▶ WHAT IS NEEDED
Starting from the top of the material, restate each line exactly until the line that contains "(root) at (9,614.5);", which is also copied. Pictures are excluded.

begin RECORDS SHOWN

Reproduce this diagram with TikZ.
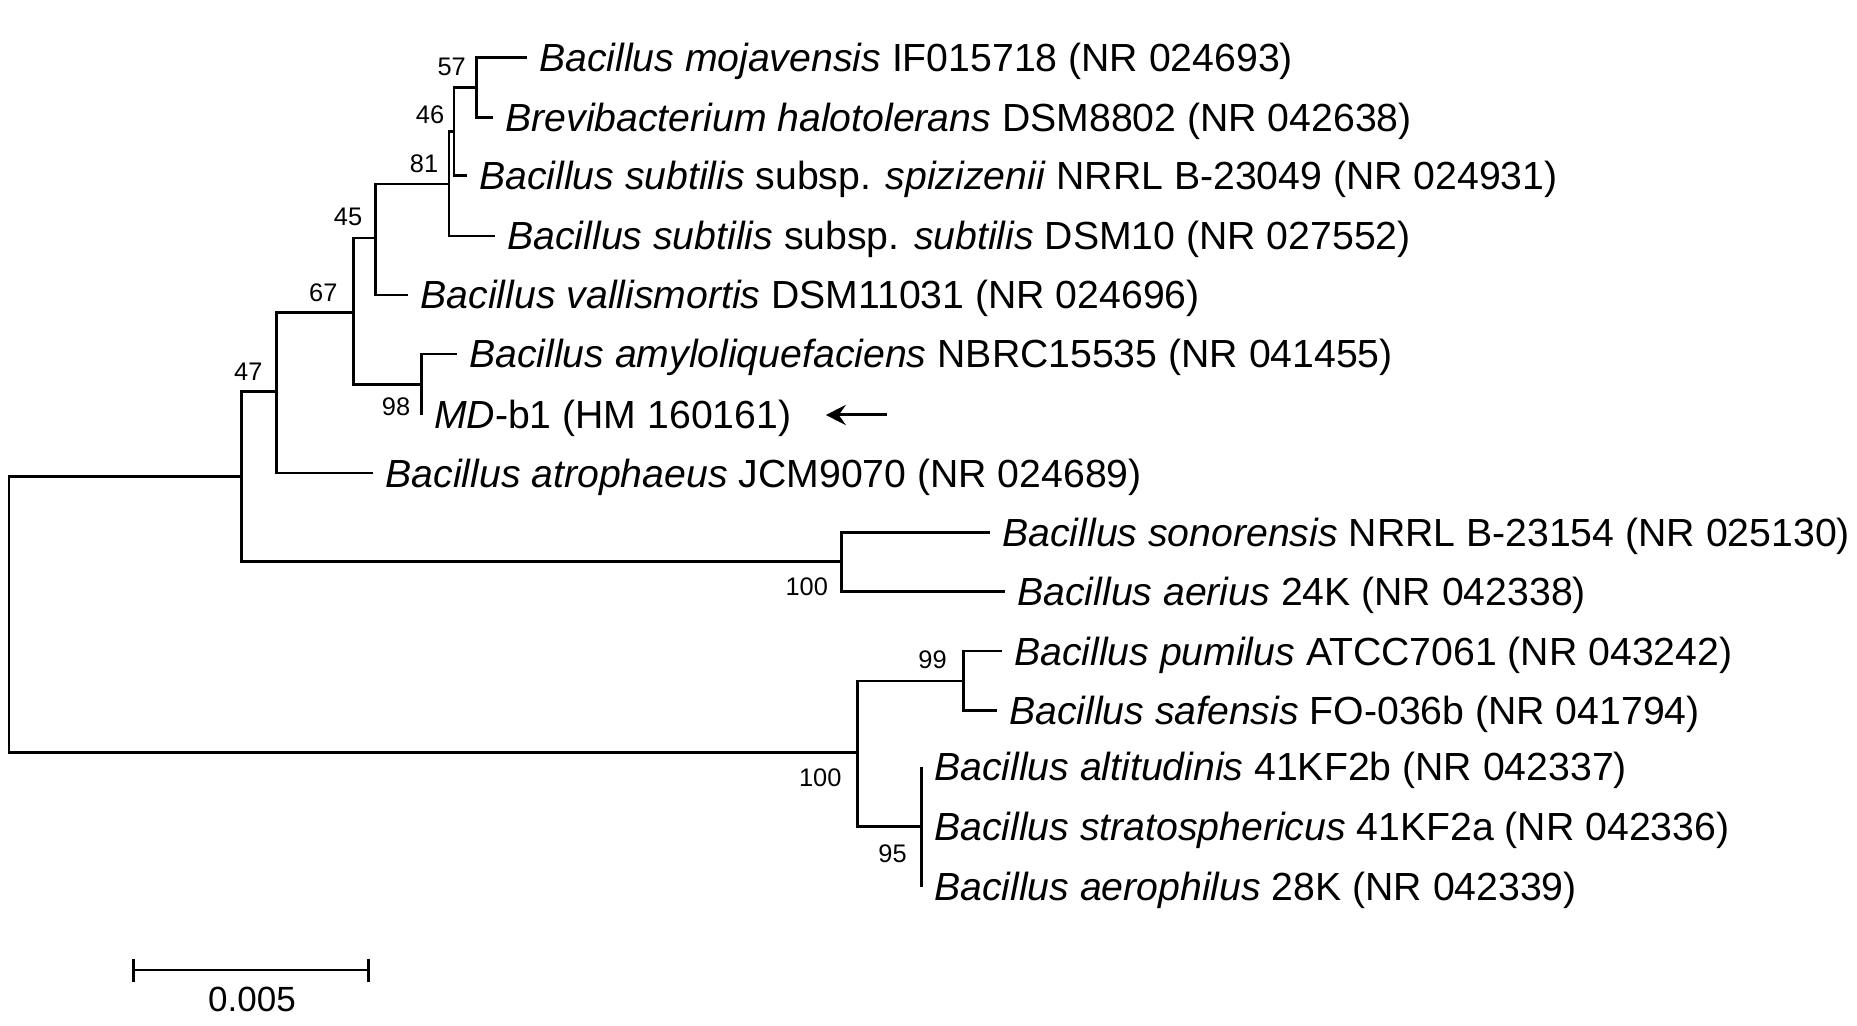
\documentclass[tikz,border=0pt]{standalone}
\usepackage{fontspec}
\setmainfont{Liberation Sans}
\usetikzlibrary{arrows.meta}
\newcommand{\taxonFont}{\fontsize{19.6}{23}\selectfont}
\newcommand{\bootFont}{\fontsize{12.7}{15}\selectfont}
\newcommand{\barFont}{\fontsize{17.5}{20}\selectfont}
\newcommand{\branchWidth}{1.4pt}
\tikzset{
  branch/.style={line width=\branchWidth},
  taxon/.style={anchor=west, inner xsep=6pt, inner ysep=0pt, text height=14pt, text depth=0pt, font=\taxonFont},
  boot/.style={inner sep=0pt, font=\bootFont},
  pointer/.style={line width=1.5pt, -{Stealth[length=10pt,width=10pt,inset=3.5pt]}}
}
\begin{document}
\begin{tikzpicture}[x=0.5pt,y=-0.5pt]
\useasboundingbox (0,0) rectangle (1857,1026);
% tips (end of branch)
\coordinate (t1) at (526.7,57.3);
\coordinate (t2) at (493,117.3);
\coordinate (t3) at (466.7,175.7);
\coordinate (t4) at (495,236);
\coordinate (t5) at (408.3,295);
\coordinate (t6) at (456.7,354);
\coordinate (t7) at (421.7,415);
\coordinate (t8) at (373.3,473);
\coordinate (t9) at (990,532.3);
\coordinate (t10) at (1005,591.7);
\coordinate (t11) at (1001.7,651);
\coordinate (t12) at (996.7,710.7);
\coordinate (t13) at (921.7,766.7);
\coordinate (t14) at (921.7,826.7);
\coordinate (t15) at (921.7,886.7);
% inner nodes
\coordinate (n57) at (476.7,87.3);
\coordinate (n46) at (454,131.7);
\coordinate (n81) at (449,184);
\coordinate (n45) at (375.7,238);
\coordinate (n98) at (421.7,384.5);
\coordinate (n67) at (353.3,312.7);
\coordinate (n47) at (276.7,391.7);
\coordinate (nsub) at (241.5,476.5);
\coordinate (nson) at (841.7,561.7);
\coordinate (n99) at (963.3,681);
\coordinate (n95) at (921.7,826.7);
\coordinate (npum) at (857.3,752.7);
\coordinate (root) at (9,614.5);

% branches
\draw[branch] (n57) |- (t1) (n57) |- (t2);
\draw[branch] (n46) |- (n57) (n46) |- (t3);
\draw[branch] (n81) |- (n46) (n81) |- (t4);
\draw[branch] (n45) |- (n81) (n45) |- (t5);
\draw[branch] (n98) |- (t6) (n98) |- (t7);
\draw[branch] (n67) |- (n45) (n67) |- (n98);
\draw[branch] (n47) |- (n67) (n47) |- (t8);
\draw[branch] (nson) |- (t9) (nson) |- (t10);
\draw[branch] (nsub) |- (n47) (nsub) |- (nson);
\draw[branch] (n99) |- (t11) (n99) |- (t12);
\draw[branch] (n95) |- (t13) (n95) |- (t15);
\draw[branch] (npum) |- (n99) (npum) |- (n95);
\draw[branch] (root) |- (nsub) (root) |- (npum);

% bootstrap values
\node[boot] (b57) at (451.7,66.7) {57};
\node[boot] (b46) at (430,114.3) {46};
\node[boot] (b81) at (424,163.3) {81};
\node[boot] (b45) at (348,217) {45};
\node[boot] (b67) at (323.3,292.5) {67};
\node[boot] (b47) at (248.3,371.7) {47};
\node[boot] (b98) at (396,406.7) {98};
\node[boot] (b100a) at (806.7,586.3) {100};
\node[boot] (b99) at (932.5,660) {99};
\node[boot] (b100b) at (820.3,777.8) {100};
\node[boot] (b95) at (892.5,854) {95};

% taxa
\node[taxon] (l1) at (t1) {\textit{Bacillus mojavensis} IF015718 (NR 024693)};
\node[taxon] (l2) at (t2) {\textit{Brevibacterium halotolerans} DSM8802 (NR 042638)};
\node[taxon] (l3) at (t3) {\textit{Bacillus subtilis} subsp. \textit{spizizenii} NRRL B-23049 (NR 024931)};
\node[taxon] (l4) at (t4) {\textit{Bacillus subtilis} subsp. \textit{subtilis} DSM10 (NR 027552)};
\node[taxon] (l5) at (t5) {\textit{Bacillus vallismortis} DSM11031 (NR 024696)};
\node[taxon] (l6) at (t6) {\textit{Bacillus amyloliquefaciens} NBRC15535 (NR 041455)};
\node[taxon] (l7) at (t7) {\textit{MD}-b1 (HM 160161)};
\node[taxon] (l8) at (t8) {\textit{Bacillus atrophaeus} JCM9070 (NR 024689)};
\node[taxon] (l9) at (t9) {\textit{Bacillus sonorensis} NRRL B-23154 (NR 025130)};
\node[taxon] (l10) at (t10) {\textit{Bacillus aerius} 24K (NR 042338)};
\node[taxon] (l11) at (t11) {\textit{Bacillus pumilus} ATCC7061 (NR 043242)};
\node[taxon] (l12) at (t12) {\textit{Bacillus safensis} FO-036b (NR 041794)};
\node[taxon] (l13) at (t13) {\textit{Bacillus altitudinis} 41KF2b (NR 042337)};
\node[taxon] (l14) at (t14) {\textit{Bacillus stratosphericus} 41KF2a (NR 042336)};
\node[taxon] (l15) at (t15) {\textit{Bacillus aerophilus} 28K (NR 042339)};

% arrow to the isolate
\coordinate (mdtail) at (886.7,415);
\draw[pointer, shorten >=11pt] (mdtail) -- (l7.east);

% scale bar
\coordinate (sbl) at (133.3,970);
\coordinate (sbr) at (368.3,970);
\draw[branch] (sbl) -- (sbr);
\draw[branch] (133.3,959) -- (133.3,982);
\draw[branch] (368.3,959) -- (368.3,982);
\node[font=\barFont, inner sep=0pt] (sblabel) at (252,999) {0.005};
\end{tikzpicture}
\end{document}
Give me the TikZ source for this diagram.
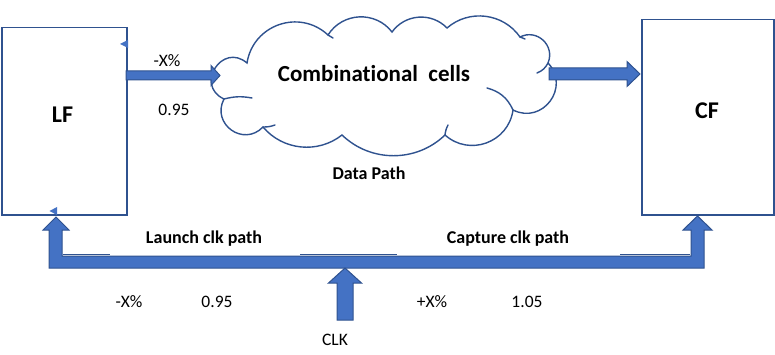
\documentclass[tikz,border=0pt]{standalone}
\usepackage{fontspec}
\setmainfont[Ligatures=CommonOff]{Carlito}
\usetikzlibrary{calc}
\definecolor{fillblue}{HTML}{4472C4}
\definecolor{lineblue}{HTML}{2F528F}
\newcommand\harrow[5]{% start, tip, shaft half, head half, head length
  \draw[barrow] ($(#1)+(0,-#3)$) -- ($(#2)+(-#5,-#3)$) -- ($(#2)+(-#5,-#4)$) -- (#2)
    -- ($(#2)+(-#5,#4)$) -- ($(#2)+(-#5,#3)$) -- ($(#1)+(0,#3)$) -- cycle;}
\begin{document}
\begin{tikzpicture}[x=1pt,y=-1pt,
  box/.style={draw=lineblue,line width=1.5pt,fill=white,inner sep=0,anchor=north west},
  barrow/.style={fill=fillblue,draw=lineblue,line width=1pt,line join=miter},
  cloudline/.style={draw=lineblue,line width=1.4pt,line cap=round},
  flag/.style={fill=fillblue,draw=none},
  lbl/.style={font=\fontsize{17.5}{20}\selectfont,inner sep=0,anchor=base},
  blbl/.style={font=\fontsize{18}{20}\selectfont\bfseries,inner sep=0,anchor=base},
  big/.style={font=\fontsize{24}{28}\selectfont\bfseries,inner sep=0,anchor=base},
  ]
\useasboundingbox (0,0) rectangle (775,355);
% flip-flops
\node[box, minimum width=125, minimum height=187] (LF) at (1,27) {};
\node[box, minimum width=132, minimum height=195] (CF) at (641,19) {};
\node[big] (LFt) at (62.5,123) {LF};
\node[big] (CFt) at (707,119) {CF};
% cloud (cusps clockwise)
\coordinate (c1) at (224,99);
\coordinate (c2) at (247,63);
\coordinate (c3) at (328,35);
\coordinate (c4) at (392,32);
\coordinate (c5) at (447,28);
\coordinate (c6) at (520,37);
\coordinate (c7) at (548,63);
\coordinate (c8) at (513,110);
\coordinate (c9) at (445,135);
\coordinate (c10) at (342,135);
\coordinate (c11) at (263,127);
\coordinate (cloud) at (385,85);
\path[cloudline, fill=white]
  (c1) to[bend left=98, looseness=1.95] (c2)
  to[bend left=62, looseness=1.16] (c3)
  to[bend left=55, looseness=1.08] (c4)
  to[bend left=50, looseness=1.04] (c5)
  to[bend left=48, looseness=1.02] (c6)
  to[bend left=70, looseness=1.27] (c7)
  to[bend left=80, looseness=1.45] (c8)
  to[bend left=62, looseness=1.16] (c9)
  to[bend left=44, looseness=0.99] (c10)
  to[bend left=44, looseness=0.99] (c11)
  to[bend left=82, looseness=1.5] (c1) -- cycle;
% inner strokes of the cloud
\draw[cloudline] (c1) to[bend left=12] (252,98);
\draw[cloudline] (c7) to[bend left=20] (537,73);
\draw[cloudline] (c8) to[bend right=25] (487,88);
\draw[cloudline] (c9) to[bend left=10] (448,125);
\draw[cloudline] (c11) to[bend right=10] (275,125);
\draw[cloudline] (c3) -- (333,38);
\draw[cloudline] (c6) -- (525,39);
\node[font=\fontsize{23}{26}\selectfont\bfseries,inner sep=0,anchor=base] (comb) at (374,82) {Combinational\ \ cells};
\node[blbl] (dp) at (369,180) {Data Path};
% data arrows
\coordinate (a1s) at (126,75.5);
\coordinate (a1t) at (220,75.5);
\harrow{a1s}{a1t}{4.5}{10}{9}
\coordinate (a2s) at (549,74);
\coordinate (a2t) at (640,74);
\harrow{a2s}{a2t}{6}{12.5}{13}
% small flags
\draw[flag] (120,44) -- (128,40) -- (128,48) -- cycle;
\draw[flag] (49.5,211) -- (57,207) -- (57,215) -- cycle;
% clock bus
\draw[barrow] (49,268) -- (49,230) -- (43,230) -- (56,217) -- (69,230) -- (62,230) -- (62,256)
  -- (691,256) -- (691,230) -- (683,230) -- (697.5,216) -- (712,230) -- (704,230) -- (704,268) -- cycle;
\draw[lineblue,line width=0.8pt] (63,254.5) -- (110,254.5);
\draw[lineblue,line width=0.8pt] (300,254.5) -- (397,254.5);
\draw[lineblue,line width=0.8pt] (620,254.5) -- (690,254.5);
% CLK arrow
\draw[barrow] (337,320) -- (337,283) -- (328.5,283) -- (345,268) -- (361.5,283) -- (353,283) -- (353,320) -- cycle;
% labels
\node[lbl] (m1) at (167,67) {-X\%};
\node[lbl] (v1) at (174,116) {0.95};
\node[blbl] (lcp) at (204,243) {Launch clk path};
\node[blbl] (ccp) at (508,243) {Capture clk path};
\node[lbl] (m2) at (129,307) {-X\%};
\node[lbl] (v2) at (217,307) {0.95};
\node[lbl] (p2) at (432,307) {+X\%};
\node[lbl] (v3) at (527,307) {1.05};
\node[lbl] (clk) at (335,345) {CLK};
\end{tikzpicture}
\end{document}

end RECORDS SHOWN

▶ REPLY
Reproduce this diagram with TikZ.
\documentclass[tikz,border=0pt]{standalone}
\usepackage{fontspec}
\setmainfont{Liberation Sans}
\usetikzlibrary{arrows.meta}
\newcommand{\taxonFont}{\fontsize{19.6}{23}\selectfont}
\newcommand{\bootFont}{\fontsize{12.7}{15}\selectfont}
\newcommand{\barFont}{\fontsize{17.5}{20}\selectfont}
\newcommand{\branchWidth}{1.4pt}
\tikzset{
  branch/.style={line width=\branchWidth},
  taxon/.style={anchor=west, inner xsep=6pt, inner ysep=0pt, text height=14pt, text depth=0pt, font=\taxonFont},
  boot/.style={inner sep=0pt, font=\bootFont},
  pointer/.style={line width=1.5pt, -{Stealth[length=10pt,width=10pt,inset=3.5pt]}}
}
\begin{document}
\begin{tikzpicture}[x=0.5pt,y=-0.5pt]
\useasboundingbox (0,0) rectangle (1857,1026);
% tips (end of branch)
\coordinate (t1) at (526.7,57.3);
\coordinate (t2) at (493,117.3);
\coordinate (t3) at (466.7,175.7);
\coordinate (t4) at (495,236);
\coordinate (t5) at (408.3,295);
\coordinate (t6) at (456.7,354);
\coordinate (t7) at (421.7,415);
\coordinate (t8) at (373.3,473);
\coordinate (t9) at (990,532.3);
\coordinate (t10) at (1005,591.7);
\coordinate (t11) at (1001.7,651);
\coordinate (t12) at (996.7,710.7);
\coordinate (t13) at (921.7,766.7);
\coordinate (t14) at (921.7,826.7);
\coordinate (t15) at (921.7,886.7);
% inner nodes
\coordinate (n57) at (476.7,87.3);
\coordinate (n46) at (454,131.7);
\coordinate (n81) at (449,184);
\coordinate (n45) at (375.7,238);
\coordinate (n98) at (421.7,384.5);
\coordinate (n67) at (353.3,312.7);
\coordinate (n47) at (276.7,391.7);
\coordinate (nsub) at (241.5,476.5);
\coordinate (nson) at (841.7,561.7);
\coordinate (n99) at (963.3,681);
\coordinate (n95) at (921.7,826.7);
\coordinate (npum) at (857.3,752.7);
\coordinate (root) at (9,614.5);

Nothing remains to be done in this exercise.